GIVEN REQUEST:
Start at the line holding "Write the Altair code for this chart.", stop at the line holding "ann_y = [3.19, 2.18, 2.44, 4.28]", and repeat those lines exactly, both ends included; skip the pictures.

EXTRACTED INFORMATION:
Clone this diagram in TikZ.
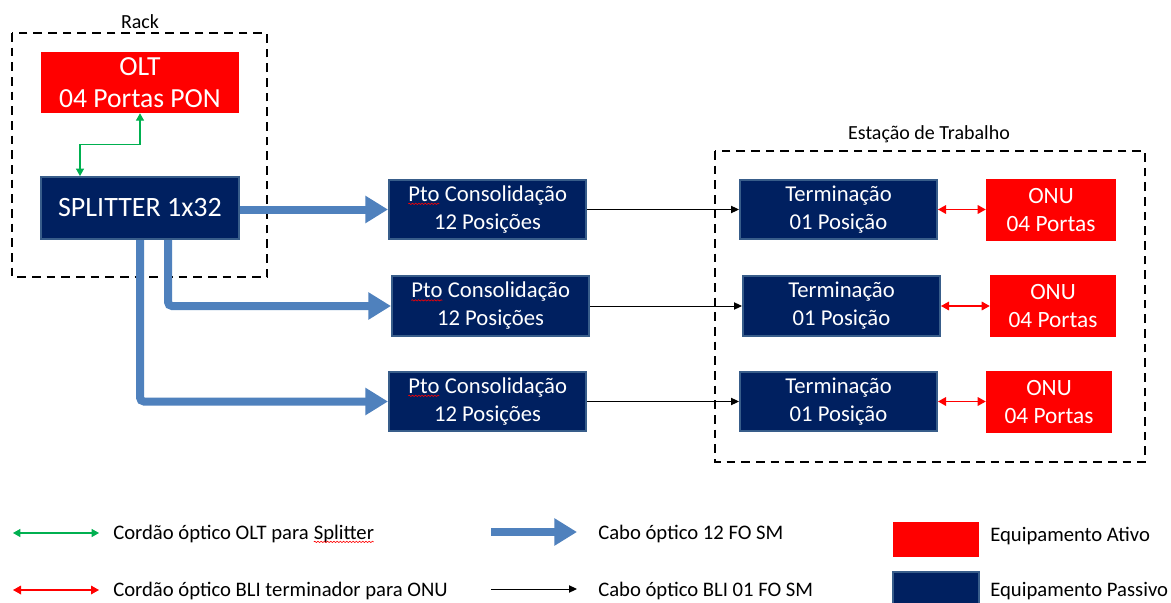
\documentclass[tikz,border=0pt]{standalone}
\usepackage{fontspec}
\setmainfont{Carlito}
\usetikzlibrary{arrows.meta,calc,decorations.pathmorphing}
\definecolor{navy}{HTML}{002060}
\definecolor{navyedge}{HTML}{385D8A}
\definecolor{pred}{HTML}{FF0000}
\definecolor{cblue}{HTML}{4F81BD}
\definecolor{cgreen}{HTML}{00B050}
\newcommand\wavy[1]{\tikz[baseline=(wv.base)]{\node[draw=none,fill=none,minimum width=0pt,minimum height=0pt,inner sep=0pt,outer sep=0pt](wv){#1};\draw[red,line width=0.45pt,decorate,decoration={snake,amplitude=0.5pt,segment length=2.4pt}]([yshift=-1.8pt]wv.base west)--([yshift=-1.8pt]wv.base east);}}
\begin{document}
\begin{tikzpicture}[x=0.75pt,y=-0.75pt,
  navybox/.style={draw=navyedge, line width=1.5pt, fill=navy, text=white, align=center, inner sep=0pt, font=\fontsize{17}{21}\selectfont},
  bignavy/.style={navybox, font=\fontsize{21}{24}\selectfont},
  redbox/.style={fill=pred, text=white, align=center, inner sep=0pt, font=\fontsize{17.5}{21.5}\selectfont},
  bigred/.style={redbox, font=\fontsize{20.7}{24}\selectfont},
  zone/.style={draw=black, line width=2pt, dash pattern=on 6.5pt off 4.5pt},
  lbl/.style={font=\fontsize{15}{18}\selectfont, inner sep=0pt},
  legtext/.style={font=\fontsize{15.5}{18}\selectfont, inner sep=0pt, anchor=west},
  fibre/.style={draw=cblue, line width=6pt, -{Triangle[width=19.5pt,length=17pt]}},
  drop/.style={draw=black, line width=0.75pt, -{Triangle[width=5.5pt,length=6pt]}},
  cordg/.style={draw=cgreen, line width=0.8pt, {Triangle[width=6pt,length=5.5pt]}-{Triangle[width=6pt,length=5.5pt]}},
  cordr/.style={draw=pred, line width=0.9pt, {Triangle[width=6.5pt,length=6pt]}-{Triangle[width=6.5pt,length=6pt]}},
  ]
\clip (0,0) rectangle (1171,603);
\fill[white] (0,0) rectangle (1171,603);

% zones
\draw[zone] (12,33) rectangle (267,277);
\node[lbl] (rack) at (140,22) {Rack};
\draw[zone] (715,151) rectangle (1145,462);
\node[lbl] (est) at (929,134) {Estação de Trabalho};

% rack equipment
\node[bigred, minimum width=148.5pt, minimum height=45.75pt] (olt) at (140,82.5) {OLT\\04 Portas PON};
\node[bignavy, minimum width=148.5pt, minimum height=46.5pt] (split) at (140,208) {SPLITTER 1x32};

% consolidation points
\node[navybox, minimum width=147.75pt, minimum height=44.25pt] (p1) at (487.5,209.5) {\wavy{Pto} Consolidação\\12 Posições};
\node[navybox, minimum width=147.75pt, minimum height=45pt] (p2) at (490.5,306) {\wavy{Pto} Consolidação\\12 Posições};
\node[navybox, minimum width=147.75pt, minimum height=44.25pt] (p3) at (487.5,401.5) {\wavy{Pto} Consolidação\\12 Posições};

% terminations
\node[navybox, minimum width=147.75pt, minimum height=44.25pt] (t1) at (838.5,209.5) {Terminação\\01 Posição};
\node[navybox, minimum width=147.75pt, minimum height=45pt] (t2) at (841.5,306) {Terminação\\01 Posição};
\node[navybox, minimum width=147.75pt, minimum height=44.25pt] (t3) at (838.5,401.5) {Terminação\\01 Posição};

% ONUs
\node[redbox, minimum width=97.5pt, minimum height=46.5pt] (o1) at (1051,210) {ONU\\04 Portas};
\node[redbox, minimum width=94.5pt, minimum height=46.5pt] (o2) at (1053,306) {ONU\\04 Portas};
\node[redbox, minimum width=94.5pt, minimum height=46.5pt] (o3) at (1049,402) {ONU\\04 Portas};

% connectors
\draw[cordg] (olt.south) -- ++(0,31) -| ($(split.north west)+(40,0)$);
\draw[fibre] (split.east |- p1.west) -- (p1.west);
\draw[fibre, rounded corners=3pt] ($(split.south west)+(128,0)$) |- (p2.west);
\draw[fibre, rounded corners=3pt] (split.south) |- (p3.west);
\draw[drop] (p1.east) -- (t1.west);
\draw[drop] (p2.east) -- (t2.west);
\draw[drop] (p3.east) -- (t3.west);
\draw[cordr] (t1.east) -- (t1.east -| o1.west);
\draw[cordr] (t2.east) -- (t2.east -| o2.west);
\draw[cordr] (t3.east) -- (t3.east -| o3.west);

% legend
\coordinate (g1) at (13,533); \coordinate (g2) at (99,533);
\draw[cordg] (g1) -- (g2);
\node[legtext] (lg) at (113,534) {Cordão óptico OLT para \wavy{Splitter}};
\coordinate (r1) at (13,590); \coordinate (r2) at (99,590);
\draw[cordr] (r1) -- (r2);
\node[legtext] (lr) at (113,591) {Cordão óptico BLI terminador para ONU};
\coordinate (b1) at (491,532); \coordinate (b2) at (577,532);
\draw[fibre] (b1) -- (b2);
\node[legtext] (lb) at (598,534) {Cabo óptico 12 FO SM};
\coordinate (k1) at (491,589); \coordinate (k2) at (577,589);
\draw[drop] (k1) -- (k2);
\node[legtext] (lk) at (598,591) {Cabo óptico BLI 01 FO SM};
\node[fill=pred, minimum width=64.5pt, minimum height=26.25pt, inner sep=0pt] (sa) at (936,539.5) {};
\node[legtext] (la) at (990,536) {Equipamento Ativo};
\node[draw=navyedge, line width=1.5pt, fill=navy, minimum width=64.5pt, minimum height=30pt, inner sep=0pt] (sp) at (936,592) {};
\node[legtext] (lp) at (990,591) {Equipamento Passivo};
\end{tikzpicture}
\end{document}
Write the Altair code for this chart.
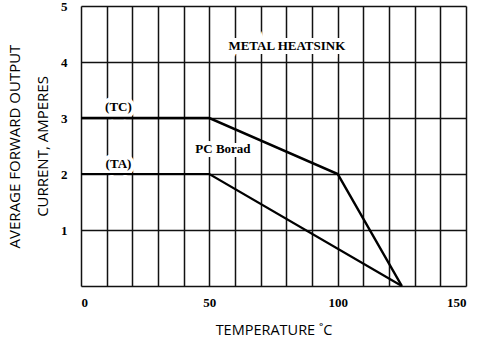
import altair as alt
import pandas as pd

# Derating curves
tc_temp = [0, 50, 100, 125]
tc_curr = [3, 3, 2, 0]
ta_temp = [0, 50, 125]
ta_curr = [2, 2, 0]

x_grid = list(range(0, 151, 10))
y_ticks = [0, 1, 2, 3, 4, 5]

ann_text = ["(TC)", "(TA)", "PC Borad", "METAL HEATSINK"]
ann_x = [14.6, 14.6, 55.3, 80.2]
ann_y = [3.19, 2.18, 2.44, 4.28]

df = pd.DataFrame(
    [{"t": t, "i": i, "s": "Tc"} for t, i in zip(tc_temp, tc_curr)]
    + [{"t": t, "i": i, "s": "Ta"} for t, i in zip(ta_temp, ta_curr)]
)
ann = pd.DataFrame({"text": ann_text, "x": ann_x, "y": ann_y})

xs = alt.Scale(domain=[0, 150], nice=False, zero=False)
ys = alt.Scale(domain=[0, 5], nice=False)

xaxis = alt.Axis(
    values=x_grid,
    labelExpr="datum.value % 50 == 0 ? datum.label : ''",
    labelOverlap=False, labelBound=False,
    grid=True, gridColor="#111", gridWidth=1.5, gridOpacity=1,
    ticks=False, domain=False,
    labelFont="Liberation Serif", labelFontWeight="bold", labelFontSize=13,
    labelColor="#000", labelPadding=10,
    title="TEMPERATURE ˚C", titleFont="Open Sans", titleFontWeight=500,
    titleFontSize=14.5, titleColor="#000", titlePadding=14,
)
yaxis = alt.Axis(
    values=y_ticks,
    labelExpr="datum.value == 0 ? '' : datum.label",
    labelOverlap=False,
    grid=True, gridColor="#111", gridWidth=1.5, gridOpacity=1,
    ticks=False, domain=False,
    labelFont="Liberation Serif", labelFontWeight="bold", labelFontSize=13,
    labelColor="#000", labelPadding=14,
    title=["AVERAGE FORWARD OUTPUT", "CURRENT, AMPERES"],
    titleFont="Open Sans", titleFontWeight=500, titleFontSize=15,
    titleColor="#000", titleLineHeight=28, titlePadding=10,
)

lines = alt.Chart(df).mark_line(color="black").encode(
    x=alt.X("t:Q", scale=xs, axis=xaxis),
    y=alt.Y("i:Q", scale=ys, axis=yaxis),
    detail="s:N",
    strokeWidth=alt.StrokeWidth("s:N", scale=alt.Scale(domain=["Tc", "Ta"], range=[2.5, 2.2]), legend=None),
)

halo = alt.Chart(ann).mark_text(
    font="Liberation Serif", fontWeight="bold", fontSize=13,
    color="white", stroke="white", strokeWidth=8, strokeJoin="miter",
).encode(
    x=alt.X("x:Q", scale=xs, axis=xaxis),
    y=alt.Y("y:Q", scale=ys, axis=yaxis),
    text="text:N",
)

labels = alt.Chart(ann).mark_text(
    font="Liberation Serif", fontWeight="bold", fontSize=13, color="black"
).encode(
    x=alt.X("x:Q", scale=xs, axis=xaxis),
    y=alt.Y("y:Q", scale=ys, axis=yaxis),
    text="text:N",
)

chart = (halo + lines + labels).properties(
    width=385, height=280,
    autosize=alt.AutoSizeParams(type="none"),
    padding={"left": 81, "top": 6, "right": 11, "bottom": 55},
).configure_view(stroke="black", strokeWidth=2).configure(background="white")

chart.save("out.html", embed_options={"renderer": "svg", "actions": False})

RESPONSE BELOW:
Write the Altair code for this chart.
import altair as alt
import pandas as pd

# Derating curves
tc_temp = [0, 50, 100, 125]
tc_curr = [3, 3, 2, 0]
ta_temp = [0, 50, 125]
ta_curr = [2, 2, 0]

x_grid = list(range(0, 151, 10))
y_ticks = [0, 1, 2, 3, 4, 5]

ann_text = ["(TC)", "(TA)", "PC Borad", "METAL HEATSINK"]
ann_x = [14.6, 14.6, 55.3, 80.2]
ann_y = [3.19, 2.18, 2.44, 4.28]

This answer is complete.